start ENTRIES PROVIDED

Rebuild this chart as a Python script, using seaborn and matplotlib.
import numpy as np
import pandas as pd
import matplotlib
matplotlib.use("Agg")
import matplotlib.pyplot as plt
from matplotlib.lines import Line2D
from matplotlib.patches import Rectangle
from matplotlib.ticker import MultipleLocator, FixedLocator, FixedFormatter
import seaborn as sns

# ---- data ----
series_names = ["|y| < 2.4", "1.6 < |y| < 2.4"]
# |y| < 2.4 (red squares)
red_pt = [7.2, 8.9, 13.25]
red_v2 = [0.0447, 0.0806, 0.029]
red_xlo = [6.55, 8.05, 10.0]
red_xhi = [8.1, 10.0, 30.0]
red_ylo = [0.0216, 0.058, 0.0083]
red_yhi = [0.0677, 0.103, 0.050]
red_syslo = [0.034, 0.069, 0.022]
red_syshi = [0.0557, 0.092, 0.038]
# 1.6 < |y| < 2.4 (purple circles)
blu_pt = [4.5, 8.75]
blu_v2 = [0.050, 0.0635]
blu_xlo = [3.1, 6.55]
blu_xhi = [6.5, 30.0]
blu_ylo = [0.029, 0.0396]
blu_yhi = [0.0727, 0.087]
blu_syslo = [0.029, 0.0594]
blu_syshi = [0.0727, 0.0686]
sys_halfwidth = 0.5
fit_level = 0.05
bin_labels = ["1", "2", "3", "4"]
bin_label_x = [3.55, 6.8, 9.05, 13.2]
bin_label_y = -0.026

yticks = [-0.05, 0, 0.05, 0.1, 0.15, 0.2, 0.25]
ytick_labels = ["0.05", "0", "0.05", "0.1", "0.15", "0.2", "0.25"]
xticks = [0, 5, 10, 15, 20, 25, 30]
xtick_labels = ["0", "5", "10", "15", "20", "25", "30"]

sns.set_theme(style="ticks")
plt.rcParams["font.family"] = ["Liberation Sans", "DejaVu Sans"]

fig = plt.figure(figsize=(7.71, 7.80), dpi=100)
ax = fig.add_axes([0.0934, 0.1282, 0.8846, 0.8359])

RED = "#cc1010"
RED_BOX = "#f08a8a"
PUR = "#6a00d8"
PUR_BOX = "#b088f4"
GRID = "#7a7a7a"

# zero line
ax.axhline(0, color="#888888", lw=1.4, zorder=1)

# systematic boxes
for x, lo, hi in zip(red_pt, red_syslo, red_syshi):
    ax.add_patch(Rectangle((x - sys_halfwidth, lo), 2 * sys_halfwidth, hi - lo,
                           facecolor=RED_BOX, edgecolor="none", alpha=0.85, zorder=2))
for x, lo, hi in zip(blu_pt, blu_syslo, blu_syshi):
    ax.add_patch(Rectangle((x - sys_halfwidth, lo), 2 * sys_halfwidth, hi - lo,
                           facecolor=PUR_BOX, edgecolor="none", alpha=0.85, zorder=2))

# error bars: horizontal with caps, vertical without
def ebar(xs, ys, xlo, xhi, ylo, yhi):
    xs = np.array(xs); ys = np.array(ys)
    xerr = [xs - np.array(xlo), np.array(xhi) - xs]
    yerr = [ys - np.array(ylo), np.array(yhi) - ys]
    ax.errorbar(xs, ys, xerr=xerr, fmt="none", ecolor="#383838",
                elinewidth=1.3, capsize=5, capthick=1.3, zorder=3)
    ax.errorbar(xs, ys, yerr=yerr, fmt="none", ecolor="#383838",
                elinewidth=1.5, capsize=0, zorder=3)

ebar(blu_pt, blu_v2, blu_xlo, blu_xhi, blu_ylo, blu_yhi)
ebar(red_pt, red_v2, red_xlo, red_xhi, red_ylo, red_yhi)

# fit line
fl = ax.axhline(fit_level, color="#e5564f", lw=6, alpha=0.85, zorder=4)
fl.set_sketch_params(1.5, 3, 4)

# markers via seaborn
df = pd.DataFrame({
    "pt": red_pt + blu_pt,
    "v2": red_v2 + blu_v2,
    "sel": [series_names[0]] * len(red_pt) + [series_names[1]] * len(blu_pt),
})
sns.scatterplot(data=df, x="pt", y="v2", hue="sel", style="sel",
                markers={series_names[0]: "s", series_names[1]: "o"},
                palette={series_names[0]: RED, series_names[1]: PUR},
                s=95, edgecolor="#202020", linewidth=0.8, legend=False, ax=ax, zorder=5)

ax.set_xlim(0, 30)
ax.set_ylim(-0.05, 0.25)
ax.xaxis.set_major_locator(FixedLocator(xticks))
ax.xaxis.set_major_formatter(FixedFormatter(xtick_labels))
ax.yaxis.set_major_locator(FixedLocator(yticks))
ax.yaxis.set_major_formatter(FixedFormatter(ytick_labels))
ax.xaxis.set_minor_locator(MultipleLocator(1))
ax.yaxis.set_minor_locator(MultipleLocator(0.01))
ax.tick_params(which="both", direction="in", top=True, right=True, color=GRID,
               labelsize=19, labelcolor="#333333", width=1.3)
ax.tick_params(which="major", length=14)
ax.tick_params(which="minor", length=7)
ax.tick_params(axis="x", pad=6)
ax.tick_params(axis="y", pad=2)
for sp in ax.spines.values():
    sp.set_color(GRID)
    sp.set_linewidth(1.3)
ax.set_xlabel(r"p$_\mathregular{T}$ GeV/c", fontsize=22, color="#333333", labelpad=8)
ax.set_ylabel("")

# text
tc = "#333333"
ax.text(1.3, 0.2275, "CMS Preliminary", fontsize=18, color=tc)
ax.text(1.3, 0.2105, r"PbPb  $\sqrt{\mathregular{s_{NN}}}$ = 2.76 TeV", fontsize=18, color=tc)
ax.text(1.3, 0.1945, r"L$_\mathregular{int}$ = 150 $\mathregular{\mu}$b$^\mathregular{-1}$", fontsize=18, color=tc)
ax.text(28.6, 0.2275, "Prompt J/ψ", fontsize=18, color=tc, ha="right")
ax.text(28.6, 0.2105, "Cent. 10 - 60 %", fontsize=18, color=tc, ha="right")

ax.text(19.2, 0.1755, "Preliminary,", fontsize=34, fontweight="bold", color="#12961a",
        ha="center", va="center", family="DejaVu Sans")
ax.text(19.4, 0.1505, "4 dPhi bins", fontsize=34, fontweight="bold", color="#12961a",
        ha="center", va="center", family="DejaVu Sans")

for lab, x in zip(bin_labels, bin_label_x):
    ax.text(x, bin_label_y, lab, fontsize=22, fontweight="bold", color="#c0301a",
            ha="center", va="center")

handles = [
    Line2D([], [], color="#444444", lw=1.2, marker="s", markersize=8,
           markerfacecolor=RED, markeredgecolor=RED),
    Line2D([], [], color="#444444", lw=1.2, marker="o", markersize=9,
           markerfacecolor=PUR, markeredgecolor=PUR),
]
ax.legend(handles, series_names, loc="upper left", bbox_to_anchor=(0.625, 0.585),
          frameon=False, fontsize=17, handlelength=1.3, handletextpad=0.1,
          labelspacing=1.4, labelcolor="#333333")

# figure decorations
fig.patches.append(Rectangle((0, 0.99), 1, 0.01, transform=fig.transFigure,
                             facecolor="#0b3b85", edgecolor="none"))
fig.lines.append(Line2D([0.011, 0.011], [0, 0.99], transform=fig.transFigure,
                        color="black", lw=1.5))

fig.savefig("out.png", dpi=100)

end ENTRIES PROVIDED
start ENTRIES PROVIDED

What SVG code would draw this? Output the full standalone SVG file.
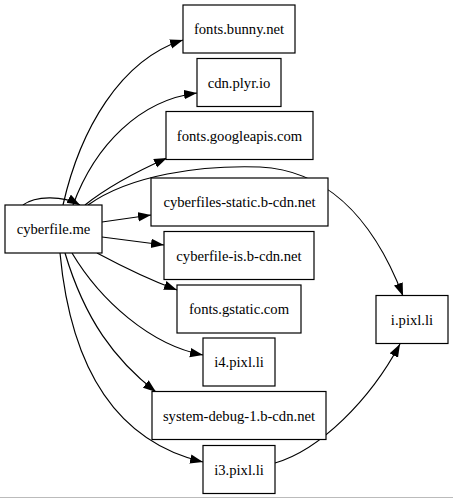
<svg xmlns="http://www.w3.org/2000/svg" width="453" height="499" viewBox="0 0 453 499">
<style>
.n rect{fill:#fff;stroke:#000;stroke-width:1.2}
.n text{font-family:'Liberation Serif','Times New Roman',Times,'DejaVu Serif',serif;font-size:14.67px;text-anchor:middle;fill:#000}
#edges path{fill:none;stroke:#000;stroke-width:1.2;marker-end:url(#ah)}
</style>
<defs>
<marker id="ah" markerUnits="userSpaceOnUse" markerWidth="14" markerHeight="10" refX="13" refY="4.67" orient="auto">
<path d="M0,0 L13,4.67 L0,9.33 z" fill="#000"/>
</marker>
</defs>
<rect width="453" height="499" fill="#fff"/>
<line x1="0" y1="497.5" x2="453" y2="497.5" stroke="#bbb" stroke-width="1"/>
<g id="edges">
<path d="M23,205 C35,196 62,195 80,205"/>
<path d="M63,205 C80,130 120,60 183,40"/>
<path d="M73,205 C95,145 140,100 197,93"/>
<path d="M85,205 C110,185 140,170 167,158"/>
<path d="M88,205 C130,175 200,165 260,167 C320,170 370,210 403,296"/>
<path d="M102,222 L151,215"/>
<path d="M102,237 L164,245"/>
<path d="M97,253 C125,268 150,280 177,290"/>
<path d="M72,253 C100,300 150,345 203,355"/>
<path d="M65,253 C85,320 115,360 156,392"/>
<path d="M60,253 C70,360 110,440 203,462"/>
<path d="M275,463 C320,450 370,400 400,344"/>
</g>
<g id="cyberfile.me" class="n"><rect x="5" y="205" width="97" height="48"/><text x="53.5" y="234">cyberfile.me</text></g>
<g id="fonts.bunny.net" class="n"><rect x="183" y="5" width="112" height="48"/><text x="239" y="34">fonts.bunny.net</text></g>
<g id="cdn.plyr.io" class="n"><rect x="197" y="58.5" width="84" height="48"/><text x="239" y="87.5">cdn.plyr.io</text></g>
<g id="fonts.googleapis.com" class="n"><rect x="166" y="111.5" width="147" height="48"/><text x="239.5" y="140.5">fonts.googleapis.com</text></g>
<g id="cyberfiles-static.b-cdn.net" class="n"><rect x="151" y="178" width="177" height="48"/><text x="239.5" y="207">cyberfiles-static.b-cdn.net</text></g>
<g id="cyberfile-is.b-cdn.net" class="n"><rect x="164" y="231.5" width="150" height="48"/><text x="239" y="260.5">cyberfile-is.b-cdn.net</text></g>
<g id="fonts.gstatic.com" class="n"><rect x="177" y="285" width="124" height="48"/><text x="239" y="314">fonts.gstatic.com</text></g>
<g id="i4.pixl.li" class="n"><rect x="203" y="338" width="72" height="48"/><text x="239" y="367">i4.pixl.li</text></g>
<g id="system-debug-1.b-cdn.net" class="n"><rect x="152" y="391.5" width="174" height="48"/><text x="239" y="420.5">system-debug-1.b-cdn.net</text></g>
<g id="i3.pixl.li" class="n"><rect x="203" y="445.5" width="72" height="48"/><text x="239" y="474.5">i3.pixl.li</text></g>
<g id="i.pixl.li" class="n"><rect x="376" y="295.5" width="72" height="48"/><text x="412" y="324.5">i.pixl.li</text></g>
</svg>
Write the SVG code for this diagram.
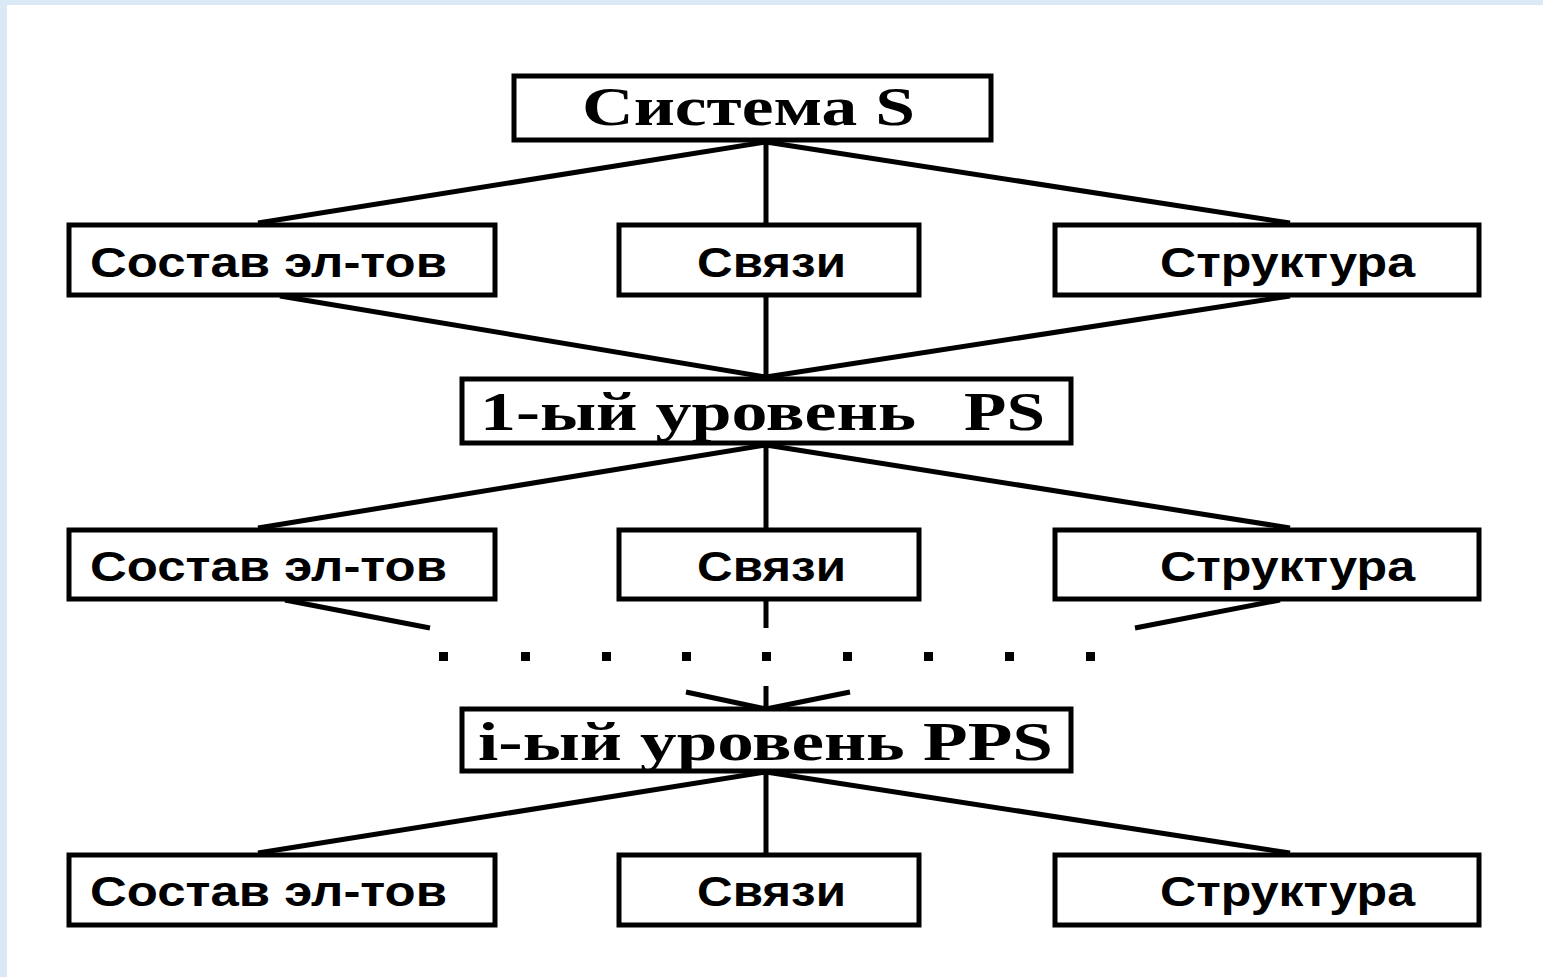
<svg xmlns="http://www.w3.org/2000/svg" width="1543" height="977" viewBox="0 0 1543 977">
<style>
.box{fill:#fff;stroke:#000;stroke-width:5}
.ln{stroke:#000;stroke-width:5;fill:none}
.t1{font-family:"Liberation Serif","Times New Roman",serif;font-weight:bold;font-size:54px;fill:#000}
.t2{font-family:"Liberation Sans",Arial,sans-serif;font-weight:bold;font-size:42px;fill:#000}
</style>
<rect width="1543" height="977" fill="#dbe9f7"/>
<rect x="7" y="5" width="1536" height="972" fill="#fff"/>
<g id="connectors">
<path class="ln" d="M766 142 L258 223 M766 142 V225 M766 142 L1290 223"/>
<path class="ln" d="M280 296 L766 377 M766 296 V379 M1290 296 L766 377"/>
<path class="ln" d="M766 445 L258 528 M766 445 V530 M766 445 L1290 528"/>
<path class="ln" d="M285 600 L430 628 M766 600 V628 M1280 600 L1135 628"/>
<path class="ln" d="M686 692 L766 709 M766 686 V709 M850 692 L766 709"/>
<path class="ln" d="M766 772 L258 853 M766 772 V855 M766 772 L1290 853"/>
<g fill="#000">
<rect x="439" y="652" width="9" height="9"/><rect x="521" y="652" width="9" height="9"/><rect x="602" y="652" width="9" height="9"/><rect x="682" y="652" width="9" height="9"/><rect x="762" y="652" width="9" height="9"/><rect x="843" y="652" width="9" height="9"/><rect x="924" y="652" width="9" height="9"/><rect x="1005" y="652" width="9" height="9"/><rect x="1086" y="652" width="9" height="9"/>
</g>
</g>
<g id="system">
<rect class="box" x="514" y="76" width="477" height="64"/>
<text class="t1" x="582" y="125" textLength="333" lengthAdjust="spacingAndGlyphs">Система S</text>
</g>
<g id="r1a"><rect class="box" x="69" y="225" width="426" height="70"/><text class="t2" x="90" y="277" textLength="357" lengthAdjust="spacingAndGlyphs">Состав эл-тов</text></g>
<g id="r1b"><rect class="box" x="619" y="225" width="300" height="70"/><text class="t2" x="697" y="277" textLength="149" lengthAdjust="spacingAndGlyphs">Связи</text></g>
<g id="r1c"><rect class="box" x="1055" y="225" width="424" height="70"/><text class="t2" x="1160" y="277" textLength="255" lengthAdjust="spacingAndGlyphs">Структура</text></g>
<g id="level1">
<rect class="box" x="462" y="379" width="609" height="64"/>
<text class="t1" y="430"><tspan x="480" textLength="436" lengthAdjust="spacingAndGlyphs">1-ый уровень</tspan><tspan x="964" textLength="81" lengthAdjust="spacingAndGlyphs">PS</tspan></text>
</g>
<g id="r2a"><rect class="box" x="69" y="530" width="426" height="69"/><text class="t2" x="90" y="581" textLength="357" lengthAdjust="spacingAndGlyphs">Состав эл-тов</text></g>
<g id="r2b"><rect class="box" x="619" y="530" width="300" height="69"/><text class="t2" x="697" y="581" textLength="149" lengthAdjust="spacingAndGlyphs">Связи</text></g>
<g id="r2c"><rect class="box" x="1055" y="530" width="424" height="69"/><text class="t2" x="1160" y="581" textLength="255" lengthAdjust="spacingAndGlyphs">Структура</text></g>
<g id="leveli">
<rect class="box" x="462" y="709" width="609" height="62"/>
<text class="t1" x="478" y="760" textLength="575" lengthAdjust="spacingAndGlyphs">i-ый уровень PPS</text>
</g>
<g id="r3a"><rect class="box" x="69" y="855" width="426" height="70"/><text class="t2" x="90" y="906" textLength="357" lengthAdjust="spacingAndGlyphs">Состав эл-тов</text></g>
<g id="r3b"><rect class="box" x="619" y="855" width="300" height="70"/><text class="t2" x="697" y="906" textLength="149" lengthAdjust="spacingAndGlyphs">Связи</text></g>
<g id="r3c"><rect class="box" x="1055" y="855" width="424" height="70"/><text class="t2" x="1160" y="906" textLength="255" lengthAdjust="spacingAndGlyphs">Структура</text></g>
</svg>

end ENTRIES PROVIDED

[PROMPT]: Look through the lines above and collect those with the word "this".

[SOLUTION]:
Rebuild this chart as a Python script, using seaborn and matplotlib.
What SVG code would draw this? Output the full standalone SVG file.
Write the SVG code for this diagram.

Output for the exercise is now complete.